Last week the Information Commissioner's Office (ICO) announced that an employee of a personal injury claims company was guilty of illegally obtaining NHS patient information from two different walk-in treatment centres in Bury, Greater Manchester.
Martin Campbell, an employee of Direct Assist, illegally obtained health data of approximately 29 NHS patients with the assistance of his then girlfriend, Dawn Makin. Ms Makin was working as a nurse at one of the centres in Bury at the time of the data breach taking place.
The breach was brought to the attention of the ICO following an investigation by the Bury Primary Care Trust into telephone calls to various patients from the personal injury company enquiring about the circumstances of their accident and encouraging them to make a claim. During the investigation, it came to light that Ms Makin had accessed a number of files for which she had no justifiable reason. Following this, the Trust reported the matter to the ICO.
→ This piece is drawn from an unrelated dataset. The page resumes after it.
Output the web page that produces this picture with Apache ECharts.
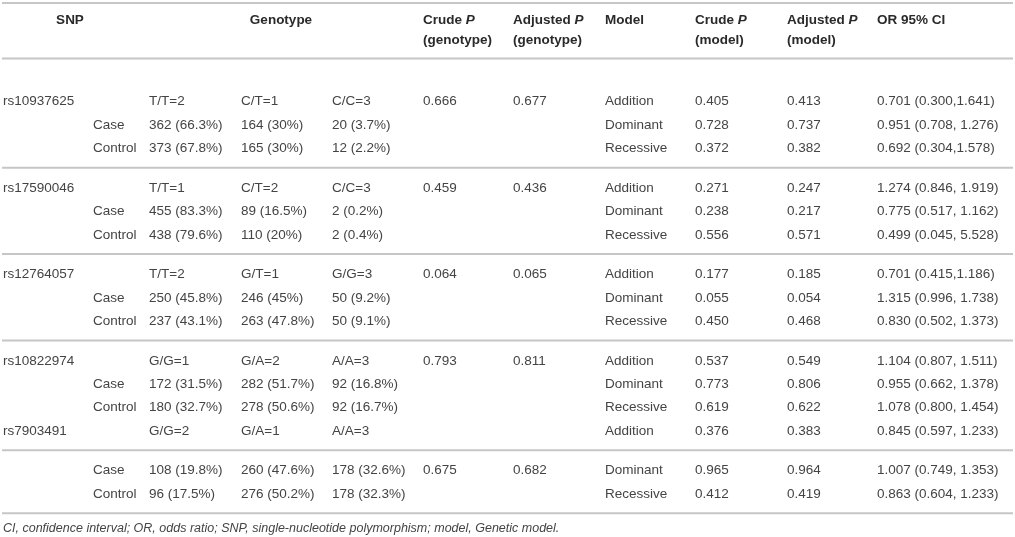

The ICO found that through the assistance of Ms Makin, Mr Campbell was using the illegally obtained patient information to generate leads for personal injury claims for "personal gain". Such action is a breach of s55 of the Data Protection Act 1998 and as a result, Mr Campbell was found guilty, and liable for a £1,050 fine, £1,160 in prosecution costs, as well as a £15 victims' surcharge.
No action was taken against Ms Makin on the grounds that it was no longer in the public interest. However, in a statement released by the ICO last week, the Information Commissioner Christopher Graham said that "the ICO will always pursue prosecutions where individuals breach both their duty of confidentiality and the Data Protection Act. Those whose responsibilities include the custodianship of sensitive personal data should take note."